WHAT TO WORK ON> Everything in the listing except the pictures should be written out exactly.
* BEGIN *
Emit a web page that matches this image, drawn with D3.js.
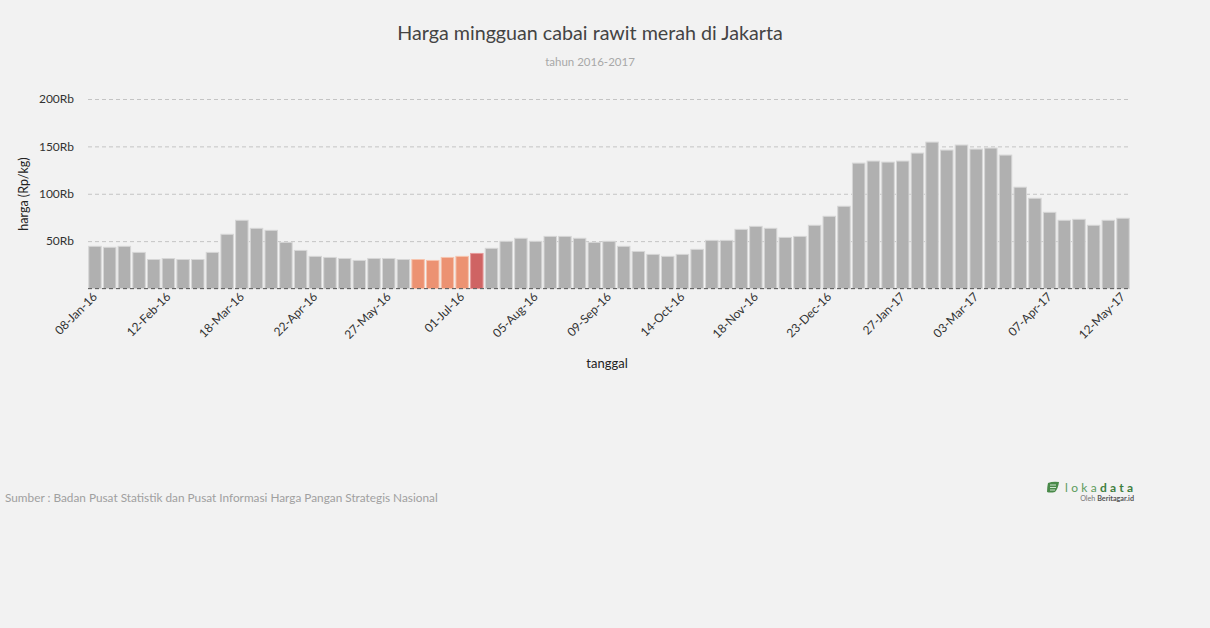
<!DOCTYPE html>
<html>
<head>
<meta charset="utf-8">
<script src="https://cdn.jsdelivr.net/npm/d3@7"></script>
<style>
  html, body { margin: 0; padding: 0; background: #f2f2f2; }
  svg { display: block; font-family: Lato, "Open Sans", sans-serif; }
</style>
</head>
<body>
<svg id="chart" width="1210" height="628"></svg>
<script>
// ---- data ----
const weeks = [
  "08-Jan-16","15-Jan-16","22-Jan-16","29-Jan-16","05-Feb-16","12-Feb-16","19-Feb-16","26-Feb-16",
  "04-Mar-16","11-Mar-16","18-Mar-16","25-Mar-16","01-Apr-16","08-Apr-16","15-Apr-16","22-Apr-16","29-Apr-16",
  "06-May-16","13-May-16","20-May-16","27-May-16","03-Jun-16","10-Jun-16","17-Jun-16","24-Jun-16",
  "01-Jul-16","08-Jul-16","15-Jul-16","22-Jul-16","29-Jul-16","05-Aug-16","12-Aug-16","19-Aug-16","26-Aug-16",
  "02-Sep-16","09-Sep-16","16-Sep-16","23-Sep-16","30-Sep-16","07-Oct-16","14-Oct-16","21-Oct-16","28-Oct-16",
  "04-Nov-16","11-Nov-16","18-Nov-16","25-Nov-16","02-Dec-16","09-Dec-16","16-Dec-16","23-Dec-16","30-Dec-16",
  "06-Jan-17","13-Jan-17","20-Jan-17","27-Jan-17","03-Feb-17","10-Feb-17","17-Feb-17","24-Feb-17",
  "03-Mar-17","10-Mar-17","17-Mar-17","24-Mar-17","31-Mar-17","07-Apr-17","14-Apr-17","21-Apr-17","28-Apr-17",
  "05-May-17","12-May-17"
];
// price in thousand Rupiah per kg
const prices = [
  44.5, 43.5, 44.5, 38.1, 30.6, 31.6, 30.6, 30.6, 38.1, 57.2, 72.0, 63.5, 61.4, 48.7, 40.2, 33.9, 32.8,
  31.7, 29.6, 31.7, 31.7, 30.6, 30.6, 29.6, 32.8, 33.9, 37.0, 42.4, 49.8, 53.0, 49.8, 55.0, 55.0, 53.0,
  48.7, 49.8, 44.5, 39.1, 36.0, 33.9, 36.0, 41.3, 50.8, 50.8, 62.4, 65.6, 63.5, 53.9, 55.0, 66.7, 76.2, 86.8,
  132.3, 134.5, 133.4, 134.5, 142.9, 154.5, 146.1, 151.4, 147.1, 148.2, 140.8, 106.9, 95.2, 80.4,
  72.0, 73.0, 66.7, 72.0, 74.1
];
const xTickLabels = ["08-Jan-16","12-Feb-16","18-Mar-16","22-Apr-16","27-May-16","01-Jul-16","05-Aug-16",
  "09-Sep-16","14-Oct-16","18-Nov-16","23-Dec-16","27-Jan-17","03-Mar-17","07-Apr-17","12-May-17"];
const yTicks = [0, 50, 100, 150, 200];
const orangeWeeks = ["10-Jun-16","17-Jun-16","24-Jun-16","01-Jul-16"];
const redWeeks = ["08-Jul-16"];

const title = "Harga mingguan cabai rawit merah di Jakarta";
const subtitle = "tahun 2016-2017";
const yLabel = "harga (Rp/kg)";
const xLabel = "tanggal";
const source = "Sumber : Badan Pusat Statistik dan Pusat Informasi Harga Pangan Strategis Nasional";

// ---- chart ----
const svg = d3.select("#chart");
const pLeft = 88, pRight = 1130, pTop = 99, pBottom = 288.5;

const x = d3.scaleBand().domain(weeks).range([pLeft, pRight]).paddingInner(0.15).paddingOuter(0.05);
const y = d3.scaleLinear().domain([0, 200]).range([pBottom, pTop]);

// title
svg.append("text").attr("x", 590).attr("y", 40).attr("text-anchor", "middle")
  .attr("font-size", 19.7).attr("fill", "#444").text(title);
svg.append("text").attr("x", 590).attr("y", 66).attr("text-anchor", "middle")
  .attr("font-size", 11.5).attr("fill", "#a8a8a8").text(subtitle);

// grid + y axis
const yAxis = d3.axisLeft(y).tickValues(yTicks).tickSize(-(pRight - pLeft))
  .tickPadding(14).tickFormat(d => d === 0 ? "" : d + "Rb");
const gy = svg.append("g").attr("transform", `translate(${pLeft},0)`).call(yAxis);
gy.select(".domain").remove();
gy.selectAll(".tick line").attr("stroke", "#c4c4c4").attr("stroke-dasharray", "4,3");
gy.selectAll(".tick text").attr("font-size", 12).attr("fill", "#333").attr("font-family", "Lato, sans-serif");

// bars
svg.append("g").selectAll("rect").data(weeks).join("rect")
  .attr("x", d => x(d))
  .attr("width", x.bandwidth())
  .attr("y", (d, i) => y(prices[i]))
  .attr("height", (d, i) => y(0) - y(prices[i]))
  .attr("fill", d => redWeeks.includes(d) ? "#cf6363" : orangeWeeks.includes(d) ? "#ec9272" : "#b0b0b0")
  .attr("stroke", d => redWeeks.includes(d) ? "#e69a9a" : orangeWeeks.includes(d) ? "#f6c4ae" : "#d6d6d6")
  .attr("stroke-width", 1);

// baseline
svg.append("line").attr("x1", pLeft).attr("x2", pRight).attr("y1", y(0)).attr("y2", y(0))
  .attr("stroke", "#666").attr("stroke-width", 1.2).attr("stroke-dasharray", "4,3");

// x axis
const xAxis = d3.axisBottom(x).tickValues(xTickLabels).tickSize(0).tickPadding(0);
const gx = svg.append("g").attr("transform", `translate(0,${pBottom})`).call(xAxis);
gx.select(".domain").remove();
gx.selectAll(".tick text")
  .attr("font-size", 12).attr("fill", "#333").attr("font-family", "Lato, sans-serif")
  .attr("text-anchor", "end")
  .attr("dy", "0")
  .attr("transform", "translate(3,9) rotate(-45)");

// axis titles
svg.append("text").attr("transform", "translate(28,194) rotate(-90)").attr("text-anchor", "middle")
  .attr("font-size", 12.5).attr("fill", "#222").text(yLabel);
svg.append("text").attr("x", 607).attr("y", 368).attr("text-anchor", "middle")
  .attr("font-size", 13).attr("fill", "#222").text(xLabel);

// source
svg.append("text").attr("x", 5).attr("y", 502).attr("font-size", 11.8).attr("fill", "#a0a0a0").text(source);

// logo
const logo = svg.append("g").attr("transform", "translate(1047,481)");
logo.append("path").attr("d", "M1,2 Q6,0 12,1 Q11,8 8,11 Q3,12 0,11 Q0,6 1,2 Z").attr("fill", "#4a8a4a");
logo.append("path").attr("d", "M3,4 L9,4 M3,6.5 L9,6.5 M3,9 L8,9").attr("stroke", "#dfeedf").attr("stroke-width", 0.9);
logo.append("text").attr("x", 18).attr("y", 11).attr("font-size", 12).attr("letter-spacing", 3.3)
  .attr("fill", "#5c9b5c").text("loka")
  .append("tspan").attr("font-weight", "bold").attr("fill", "#3f7f3f").text("data");
logo.append("text").attr("x", 87).attr("y", 20).attr("text-anchor", "end").attr("font-size", 7.2)
  .attr("fill", "#777").text("Oleh ")
  .append("tspan").attr("font-weight", "bold").attr("fill", "#555").text("Beritagar.id");
</script>
</body>
</html>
* END *
TASK SOLUTION>
Emit a web page that matches this image, drawn with D3.js.
<!DOCTYPE html>
<html>
<head>
<meta charset="utf-8">
<script src="https://cdn.jsdelivr.net/npm/d3@7"></script>
<style>
  html, body { margin: 0; padding: 0; background: #f2f2f2; }
  svg { display: block; font-family: Lato, "Open Sans", sans-serif; }
</style>
</head>
<body>
<svg id="chart" width="1210" height="628"></svg>
<script>
// ---- data ----
const weeks = [
  "08-Jan-16","15-Jan-16","22-Jan-16","29-Jan-16","05-Feb-16","12-Feb-16","19-Feb-16","26-Feb-16",
  "04-Mar-16","11-Mar-16","18-Mar-16","25-Mar-16","01-Apr-16","08-Apr-16","15-Apr-16","22-Apr-16","29-Apr-16",
  "06-May-16","13-May-16","20-May-16","27-May-16","03-Jun-16","10-Jun-16","17-Jun-16","24-Jun-16",
  "01-Jul-16","08-Jul-16","15-Jul-16","22-Jul-16","29-Jul-16","05-Aug-16","12-Aug-16","19-Aug-16","26-Aug-16",
  "02-Sep-16","09-Sep-16","16-Sep-16","23-Sep-16","30-Sep-16","07-Oct-16","14-Oct-16","21-Oct-16","28-Oct-16",
  "04-Nov-16","11-Nov-16","18-Nov-16","25-Nov-16","02-Dec-16","09-Dec-16","16-Dec-16","23-Dec-16","30-Dec-16",
  "06-Jan-17","13-Jan-17","20-Jan-17","27-Jan-17","03-Feb-17","10-Feb-17","17-Feb-17","24-Feb-17",
  "03-Mar-17","10-Mar-17","17-Mar-17","24-Mar-17","31-Mar-17","07-Apr-17","14-Apr-17","21-Apr-17","28-Apr-17",
  "05-May-17","12-May-17"
];
// price in thousand Rupiah per kg
const prices = [
  44.5, 43.5, 44.5, 38.1, 30.6, 31.6, 30.6, 30.6, 38.1, 57.2, 72.0, 63.5, 61.4, 48.7, 40.2, 33.9, 32.8,
  31.7, 29.6, 31.7, 31.7, 30.6, 30.6, 29.6, 32.8, 33.9, 37.0, 42.4, 49.8, 53.0, 49.8, 55.0, 55.0, 53.0,
  48.7, 49.8, 44.5, 39.1, 36.0, 33.9, 36.0, 41.3, 50.8, 50.8, 62.4, 65.6, 63.5, 53.9, 55.0, 66.7, 76.2, 86.8,
  132.3, 134.5, 133.4, 134.5, 142.9, 154.5, 146.1, 151.4, 147.1, 148.2, 140.8, 106.9, 95.2, 80.4,
  72.0, 73.0, 66.7, 72.0, 74.1
];
const xTickLabels = ["08-Jan-16","12-Feb-16","18-Mar-16","22-Apr-16","27-May-16","01-Jul-16","05-Aug-16",
  "09-Sep-16","14-Oct-16","18-Nov-16","23-Dec-16","27-Jan-17","03-Mar-17","07-Apr-17","12-May-17"];
const yTicks = [0, 50, 100, 150, 200];
const orangeWeeks = ["10-Jun-16","17-Jun-16","24-Jun-16","01-Jul-16"];
const redWeeks = ["08-Jul-16"];

const title = "Harga mingguan cabai rawit merah di Jakarta";
const subtitle = "tahun 2016-2017";
const yLabel = "harga (Rp/kg)";
const xLabel = "tanggal";
const source = "Sumber : Badan Pusat Statistik dan Pusat Informasi Harga Pangan Strategis Nasional";

// ---- chart ----
const svg = d3.select("#chart");
const pLeft = 88, pRight = 1130, pTop = 99, pBottom = 288.5;

const x = d3.scaleBand().domain(weeks).range([pLeft, pRight]).paddingInner(0.15).paddingOuter(0.05);
const y = d3.scaleLinear().domain([0, 200]).range([pBottom, pTop]);

// title
svg.append("text").attr("x", 590).attr("y", 40).attr("text-anchor", "middle")
  .attr("font-size", 19.7).attr("fill", "#444").text(title);
svg.append("text").attr("x", 590).attr("y", 66).attr("text-anchor", "middle")
  .attr("font-size", 11.5).attr("fill", "#a8a8a8").text(subtitle);

// grid + y axis
const yAxis = d3.axisLeft(y).tickValues(yTicks).tickSize(-(pRight - pLeft))
  .tickPadding(14).tickFormat(d => d === 0 ? "" : d + "Rb");
const gy = svg.append("g").attr("transform", `translate(${pLeft},0)`).call(yAxis);
gy.select(".domain").remove();
gy.selectAll(".tick line").attr("stroke", "#c4c4c4").attr("stroke-dasharray", "4,3");
gy.selectAll(".tick text").attr("font-size", 12).attr("fill", "#333").attr("font-family", "Lato, sans-serif");

// bars
svg.append("g").selectAll("rect").data(weeks).join("rect")
  .attr("x", d => x(d))
  .attr("width", x.bandwidth())
  .attr("y", (d, i) => y(prices[i]))
  .attr("height", (d, i) => y(0) - y(prices[i]))
  .attr("fill", d => redWeeks.includes(d) ? "#cf6363" : orangeWeeks.includes(d) ? "#ec9272" : "#b0b0b0")
  .attr("stroke", d => redWeeks.includes(d) ? "#e69a9a" : orangeWeeks.includes(d) ? "#f6c4ae" : "#d6d6d6")
  .attr("stroke-width", 1);

// baseline
svg.append("line").attr("x1", pLeft).attr("x2", pRight).attr("y1", y(0)).attr("y2", y(0))
  .attr("stroke", "#666").attr("stroke-width", 1.2).attr("stroke-dasharray", "4,3");

// x axis
const xAxis = d3.axisBottom(x).tickValues(xTickLabels).tickSize(0).tickPadding(0);
const gx = svg.append("g").attr("transform", `translate(0,${pBottom})`).call(xAxis);
gx.select(".domain").remove();
gx.selectAll(".tick text")
  .attr("font-size", 12).attr("fill", "#333").attr("font-family", "Lato, sans-serif")
  .attr("text-anchor", "end")
  .attr("dy", "0")
  .attr("transform", "translate(3,9) rotate(-45)");

// axis titles
svg.append("text").attr("transform", "translate(28,194) rotate(-90)").attr("text-anchor", "middle")
  .attr("font-size", 12.5).attr("fill", "#222").text(yLabel);
svg.append("text").attr("x", 607).attr("y", 368).attr("text-anchor", "middle")
  .attr("font-size", 13).attr("fill", "#222").text(xLabel);

// source
svg.append("text").attr("x", 5).attr("y", 502).attr("font-size", 11.8).attr("fill", "#a0a0a0").text(source);

// logo
const logo = svg.append("g").attr("transform", "translate(1047,481)");
logo.append("path").attr("d", "M1,2 Q6,0 12,1 Q11,8 8,11 Q3,12 0,11 Q0,6 1,2 Z").attr("fill", "#4a8a4a");
logo.append("path").attr("d", "M3,4 L9,4 M3,6.5 L9,6.5 M3,9 L8,9").attr("stroke", "#dfeedf").attr("stroke-width", 0.9);
logo.append("text").attr("x", 18).attr("y", 11).attr("font-size", 12).attr("letter-spacing", 3.3)
  .attr("fill", "#5c9b5c").text("loka")
  .append("tspan").attr("font-weight", "bold").attr("fill", "#3f7f3f").text("data");
logo.append("text").attr("x", 87).attr("y", 20).attr("text-anchor", "end").attr("font-size", 7.2)
  .attr("fill", "#777").text("Oleh ")
  .append("tspan").attr("font-weight", "bold").attr("fill", "#555").text("Beritagar.id");
</script>
</body>
</html>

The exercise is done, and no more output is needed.